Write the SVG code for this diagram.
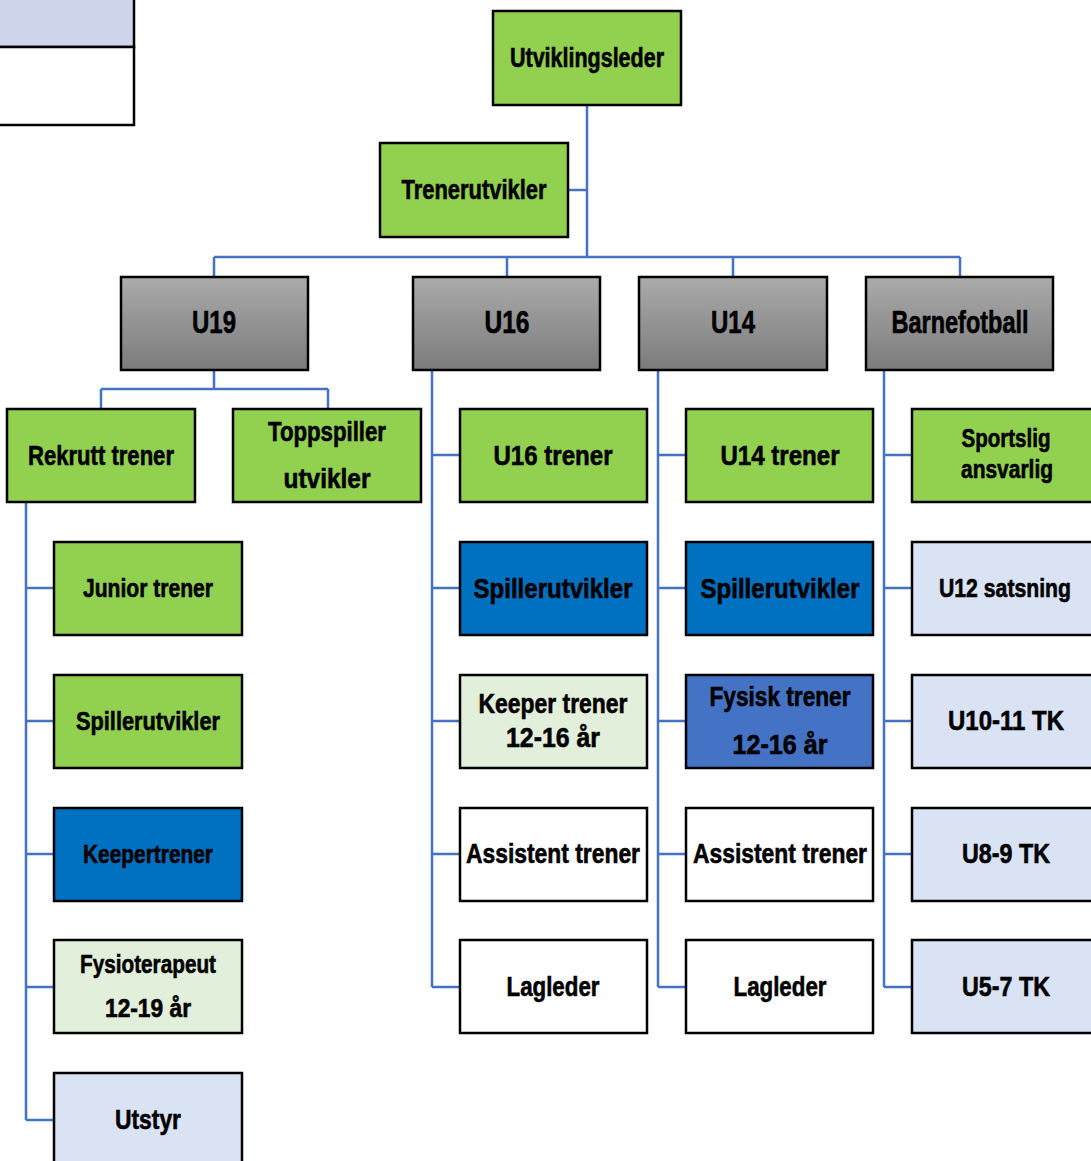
<svg xmlns="http://www.w3.org/2000/svg" width="1091" height="1161" viewBox="0 0 1091 1161">
<defs>
<linearGradient id="gray" x1="0" y1="0" x2="0" y2="1">
<stop offset="0" stop-color="#ababab"/>
<stop offset="1" stop-color="#7b7b7b"/>
</linearGradient>
<style>
.b{stroke:#000;stroke-width:2.5}
.g{fill:#92D050}
.gr{fill:url(#gray)}
.db{fill:#0070C0}
.mb{fill:#4472C4}
.lg{fill:#E2EFDA}
.lb{fill:#DAE3F3}
.w{fill:#fff}
text{font-family:"Liberation Sans",Arial,sans-serif;font-weight:bold;fill:#000;stroke:#000;stroke-width:0.6;text-anchor:middle}
.t{font-size:28px}
.s{font-size:26px}
.h{font-size:31px}
.c{fill:none;stroke:#4472C4;stroke-width:2.5}
</style>
</defs>
<g id="legend">
<rect x="-5" y="-5" width="139" height="52" fill="#CFD5EA" class="b"/>
<rect x="-5" y="47" width="139" height="78" fill="#fff" class="b"/>
</g>
<g id="connectors">
<path class="c" d="M587 105V257M568 190H587M214 257H960M214 257V277M507 257V277M733 257V277M960 257V277"/>
<path class="c" d="M214 370V389M101 389H328M101 389V409M328 389V409"/>
<path class="c" d="M26 502V1120M26 588H54M26 721H54M26 854H54M26 987H54M26 1120H54"/>
<path class="c" d="M432 370V987M432 455H460M432 588H460M432 721H460M432 854H460M432 987H460"/>
<path class="c" d="M658 370V987M658 455H686M658 588H686M658 721H686M658 854H686M658 987H686"/>
<path class="c" d="M884 370V987M884 455H912M884 588H912M884 721H912M884 854H912M884 987H912"/>
</g>
<g id="utviklingsleder"><rect x="493" y="11" width="188" height="94" class="b g"/><text class="t" x="587" y="67" textLength="154" lengthAdjust="spacingAndGlyphs">Utviklingsleder</text></g>
<g id="trenerutvikler"><rect x="380" y="143" width="188" height="94" class="b g"/><text class="t" x="474" y="199" textLength="145" lengthAdjust="spacingAndGlyphs">Trenerutvikler</text></g>
<g id="u19"><rect x="121" y="277" width="187" height="93" class="b gr" stroke-width="1.5"/><text class="h" x="214" y="333" textLength="44" lengthAdjust="spacingAndGlyphs">U19</text></g>
<g id="u16"><rect x="413" y="277" width="187" height="93" class="b gr" stroke-width="1.5"/><text class="h" x="507" y="333" textLength="45" lengthAdjust="spacingAndGlyphs">U16</text></g>
<g id="u14"><rect x="639" y="277" width="188" height="93" class="b gr" stroke-width="1.5"/><text class="h" x="733" y="333" textLength="44" lengthAdjust="spacingAndGlyphs">U14</text></g>
<g id="barnefotball"><rect x="866" y="277" width="187" height="93" class="b gr" stroke-width="1.5"/><text class="h" x="960" y="333" textLength="137" lengthAdjust="spacingAndGlyphs">Barnefotball</text></g>
<g id="rekrutt"><rect x="7" y="409" width="188" height="93" class="b g"/><text class="t" x="101" y="465" textLength="146" lengthAdjust="spacingAndGlyphs">Rekrutt trener</text></g>
<g id="toppspiller"><rect x="233" y="409" width="188" height="93" class="b g"/><text class="t" x="327" y="441" textLength="118" lengthAdjust="spacingAndGlyphs">Toppspiller</text><text class="t" x="327" y="488" textLength="87" lengthAdjust="spacingAndGlyphs">utvikler</text></g>
<g id="junior"><rect x="54" y="542" width="188" height="93" class="b g"/><text class="s" x="148" y="597" textLength="130" lengthAdjust="spacingAndGlyphs">Junior trener</text></g>
<g id="spillerutvikler19"><rect x="54" y="675" width="188" height="93" class="b g"/><text class="s" x="148" y="730" textLength="144" lengthAdjust="spacingAndGlyphs">Spillerutvikler</text></g>
<g id="keepertrener"><rect x="54" y="808" width="188" height="93" class="b db"/><text class="s" x="148" y="863" textLength="130" lengthAdjust="spacingAndGlyphs">Keepertrener</text></g>
<g id="fysioterapeut"><rect x="54" y="940" width="188" height="93" class="b lg"/><text class="s" x="148" y="973" textLength="136" lengthAdjust="spacingAndGlyphs">Fysioterapeut</text><text class="s" x="148" y="1017" textLength="86" lengthAdjust="spacingAndGlyphs">12-19 år</text></g>
<g id="utstyr"><rect x="54" y="1073" width="188" height="100" class="b lb"/><text class="t" x="148" y="1129" textLength="66" lengthAdjust="spacingAndGlyphs">Utstyr</text></g>
<g id="u16trener"><rect x="460" y="409" width="187" height="93" class="b g"/><text class="t" x="553" y="465" textLength="119" lengthAdjust="spacingAndGlyphs">U16 trener</text></g>
<g id="spillerutvikler16"><rect x="460" y="542" width="187" height="93" class="b db"/><text class="t" x="553" y="598" textLength="159" lengthAdjust="spacingAndGlyphs">Spillerutvikler</text></g>
<g id="keepertrener16"><rect x="460" y="675" width="187" height="93" class="b lg"/><text class="t" x="553" y="713" textLength="149" lengthAdjust="spacingAndGlyphs">Keeper trener</text><text class="t" x="553" y="747" textLength="94" lengthAdjust="spacingAndGlyphs">12-16 år</text></g>
<g id="assistent16"><rect x="460" y="808" width="187" height="93" class="b w"/><text class="t" x="553" y="863" textLength="174" lengthAdjust="spacingAndGlyphs">Assistent trener</text></g>
<g id="lagleder16"><rect x="460" y="940" width="187" height="93" class="b w"/><text class="t" x="553" y="996" textLength="93" lengthAdjust="spacingAndGlyphs">Lagleder</text></g>
<g id="u14trener"><rect x="686" y="409" width="187" height="93" class="b g"/><text class="t" x="780" y="465" textLength="119" lengthAdjust="spacingAndGlyphs">U14 trener</text></g>
<g id="spillerutvikler14"><rect x="686" y="542" width="187" height="93" class="b db"/><text class="t" x="780" y="598" textLength="159" lengthAdjust="spacingAndGlyphs">Spillerutvikler</text></g>
<g id="fysisk"><rect x="686" y="675" width="187" height="93" class="b mb"/><text class="t" x="780" y="706" textLength="141" lengthAdjust="spacingAndGlyphs">Fysisk trener</text><text class="t" x="780" y="754" textLength="95" lengthAdjust="spacingAndGlyphs">12-16 år</text></g>
<g id="assistent14"><rect x="686" y="808" width="187" height="93" class="b w"/><text class="t" x="780" y="863" textLength="174" lengthAdjust="spacingAndGlyphs">Assistent trener</text></g>
<g id="lagleder14"><rect x="686" y="940" width="187" height="93" class="b w"/><text class="t" x="780" y="996" textLength="93" lengthAdjust="spacingAndGlyphs">Lagleder</text></g>
<g id="sportslig"><rect x="912" y="409" width="187" height="93" class="b g"/><text class="s" x="1006" y="447" textLength="89" lengthAdjust="spacingAndGlyphs">Sportslig</text><text class="s" x="1007" y="478" textLength="92" lengthAdjust="spacingAndGlyphs">ansvarlig</text></g>
<g id="u12"><rect x="912" y="542" width="187" height="93" class="b lb"/><text class="s" x="1005" y="597" textLength="132" lengthAdjust="spacingAndGlyphs">U12 satsning</text></g>
<g id="u1011"><rect x="912" y="675" width="187" height="93" class="b lb"/><text class="t" x="1006" y="730" textLength="116" lengthAdjust="spacingAndGlyphs">U10-11 TK</text></g>
<g id="u89"><rect x="912" y="808" width="187" height="93" class="b lb"/><text class="t" x="1006" y="863" textLength="88" lengthAdjust="spacingAndGlyphs">U8-9 TK</text></g>
<g id="u57"><rect x="912" y="940" width="187" height="93" class="b lb"/><text class="t" x="1006" y="996" textLength="88" lengthAdjust="spacingAndGlyphs">U5-7 TK</text></g>
</svg>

» **Given problem**:
Leave out the pictures and reproduce the rest of the listing exactly.

» **The reply**:
Write the SVG code for this diagram.
<svg xmlns="http://www.w3.org/2000/svg" width="1091" height="1161" viewBox="0 0 1091 1161">
<defs>
<linearGradient id="gray" x1="0" y1="0" x2="0" y2="1">
<stop offset="0" stop-color="#ababab"/>
<stop offset="1" stop-color="#7b7b7b"/>
</linearGradient>
<style>
.b{stroke:#000;stroke-width:2.5}
.g{fill:#92D050}
.gr{fill:url(#gray)}
.db{fill:#0070C0}
.mb{fill:#4472C4}
.lg{fill:#E2EFDA}
.lb{fill:#DAE3F3}
.w{fill:#fff}
text{font-family:"Liberation Sans",Arial,sans-serif;font-weight:bold;fill:#000;stroke:#000;stroke-width:0.6;text-anchor:middle}
.t{font-size:28px}
.s{font-size:26px}
.h{font-size:31px}
.c{fill:none;stroke:#4472C4;stroke-width:2.5}
</style>
</defs>
<g id="legend">
<rect x="-5" y="-5" width="139" height="52" fill="#CFD5EA" class="b"/>
<rect x="-5" y="47" width="139" height="78" fill="#fff" class="b"/>
</g>
<g id="connectors">
<path class="c" d="M587 105V257M568 190H587M214 257H960M214 257V277M507 257V277M733 257V277M960 257V277"/>
<path class="c" d="M214 370V389M101 389H328M101 389V409M328 389V409"/>
<path class="c" d="M26 502V1120M26 588H54M26 721H54M26 854H54M26 987H54M26 1120H54"/>
<path class="c" d="M432 370V987M432 455H460M432 588H460M432 721H460M432 854H460M432 987H460"/>
<path class="c" d="M658 370V987M658 455H686M658 588H686M658 721H686M658 854H686M658 987H686"/>
<path class="c" d="M884 370V987M884 455H912M884 588H912M884 721H912M884 854H912M884 987H912"/>
</g>
<g id="utviklingsleder"><rect x="493" y="11" width="188" height="94" class="b g"/><text class="t" x="587" y="67" textLength="154" lengthAdjust="spacingAndGlyphs">Utviklingsleder</text></g>
<g id="trenerutvikler"><rect x="380" y="143" width="188" height="94" class="b g"/><text class="t" x="474" y="199" textLength="145" lengthAdjust="spacingAndGlyphs">Trenerutvikler</text></g>
<g id="u19"><rect x="121" y="277" width="187" height="93" class="b gr" stroke-width="1.5"/><text class="h" x="214" y="333" textLength="44" lengthAdjust="spacingAndGlyphs">U19</text></g>
<g id="u16"><rect x="413" y="277" width="187" height="93" class="b gr" stroke-width="1.5"/><text class="h" x="507" y="333" textLength="45" lengthAdjust="spacingAndGlyphs">U16</text></g>
<g id="u14"><rect x="639" y="277" width="188" height="93" class="b gr" stroke-width="1.5"/><text class="h" x="733" y="333" textLength="44" lengthAdjust="spacingAndGlyphs">U14</text></g>
<g id="barnefotball"><rect x="866" y="277" width="187" height="93" class="b gr" stroke-width="1.5"/><text class="h" x="960" y="333" textLength="137" lengthAdjust="spacingAndGlyphs">Barnefotball</text></g>
<g id="rekrutt"><rect x="7" y="409" width="188" height="93" class="b g"/><text class="t" x="101" y="465" textLength="146" lengthAdjust="spacingAndGlyphs">Rekrutt trener</text></g>
<g id="toppspiller"><rect x="233" y="409" width="188" height="93" class="b g"/><text class="t" x="327" y="441" textLength="118" lengthAdjust="spacingAndGlyphs">Toppspiller</text><text class="t" x="327" y="488" textLength="87" lengthAdjust="spacingAndGlyphs">utvikler</text></g>
<g id="junior"><rect x="54" y="542" width="188" height="93" class="b g"/><text class="s" x="148" y="597" textLength="130" lengthAdjust="spacingAndGlyphs">Junior trener</text></g>
<g id="spillerutvikler19"><rect x="54" y="675" width="188" height="93" class="b g"/><text class="s" x="148" y="730" textLength="144" lengthAdjust="spacingAndGlyphs">Spillerutvikler</text></g>
<g id="keepertrener"><rect x="54" y="808" width="188" height="93" class="b db"/><text class="s" x="148" y="863" textLength="130" lengthAdjust="spacingAndGlyphs">Keepertrener</text></g>
<g id="fysioterapeut"><rect x="54" y="940" width="188" height="93" class="b lg"/><text class="s" x="148" y="973" textLength="136" lengthAdjust="spacingAndGlyphs">Fysioterapeut</text><text class="s" x="148" y="1017" textLength="86" lengthAdjust="spacingAndGlyphs">12-19 år</text></g>
<g id="utstyr"><rect x="54" y="1073" width="188" height="100" class="b lb"/><text class="t" x="148" y="1129" textLength="66" lengthAdjust="spacingAndGlyphs">Utstyr</text></g>
<g id="u16trener"><rect x="460" y="409" width="187" height="93" class="b g"/><text class="t" x="553" y="465" textLength="119" lengthAdjust="spacingAndGlyphs">U16 trener</text></g>
<g id="spillerutvikler16"><rect x="460" y="542" width="187" height="93" class="b db"/><text class="t" x="553" y="598" textLength="159" lengthAdjust="spacingAndGlyphs">Spillerutvikler</text></g>
<g id="keepertrener16"><rect x="460" y="675" width="187" height="93" class="b lg"/><text class="t" x="553" y="713" textLength="149" lengthAdjust="spacingAndGlyphs">Keeper trener</text><text class="t" x="553" y="747" textLength="94" lengthAdjust="spacingAndGlyphs">12-16 år</text></g>
<g id="assistent16"><rect x="460" y="808" width="187" height="93" class="b w"/><text class="t" x="553" y="863" textLength="174" lengthAdjust="spacingAndGlyphs">Assistent trener</text></g>
<g id="lagleder16"><rect x="460" y="940" width="187" height="93" class="b w"/><text class="t" x="553" y="996" textLength="93" lengthAdjust="spacingAndGlyphs">Lagleder</text></g>
<g id="u14trener"><rect x="686" y="409" width="187" height="93" class="b g"/><text class="t" x="780" y="465" textLength="119" lengthAdjust="spacingAndGlyphs">U14 trener</text></g>
<g id="spillerutvikler14"><rect x="686" y="542" width="187" height="93" class="b db"/><text class="t" x="780" y="598" textLength="159" lengthAdjust="spacingAndGlyphs">Spillerutvikler</text></g>
<g id="fysisk"><rect x="686" y="675" width="187" height="93" class="b mb"/><text class="t" x="780" y="706" textLength="141" lengthAdjust="spacingAndGlyphs">Fysisk trener</text><text class="t" x="780" y="754" textLength="95" lengthAdjust="spacingAndGlyphs">12-16 år</text></g>
<g id="assistent14"><rect x="686" y="808" width="187" height="93" class="b w"/><text class="t" x="780" y="863" textLength="174" lengthAdjust="spacingAndGlyphs">Assistent trener</text></g>
<g id="lagleder14"><rect x="686" y="940" width="187" height="93" class="b w"/><text class="t" x="780" y="996" textLength="93" lengthAdjust="spacingAndGlyphs">Lagleder</text></g>
<g id="sportslig"><rect x="912" y="409" width="187" height="93" class="b g"/><text class="s" x="1006" y="447" textLength="89" lengthAdjust="spacingAndGlyphs">Sportslig</text><text class="s" x="1007" y="478" textLength="92" lengthAdjust="spacingAndGlyphs">ansvarlig</text></g>
<g id="u12"><rect x="912" y="542" width="187" height="93" class="b lb"/><text class="s" x="1005" y="597" textLength="132" lengthAdjust="spacingAndGlyphs">U12 satsning</text></g>
<g id="u1011"><rect x="912" y="675" width="187" height="93" class="b lb"/><text class="t" x="1006" y="730" textLength="116" lengthAdjust="spacingAndGlyphs">U10-11 TK</text></g>
<g id="u89"><rect x="912" y="808" width="187" height="93" class="b lb"/><text class="t" x="1006" y="863" textLength="88" lengthAdjust="spacingAndGlyphs">U8-9 TK</text></g>
<g id="u57"><rect x="912" y="940" width="187" height="93" class="b lb"/><text class="t" x="1006" y="996" textLength="88" lengthAdjust="spacingAndGlyphs">U5-7 TK</text></g>
</svg>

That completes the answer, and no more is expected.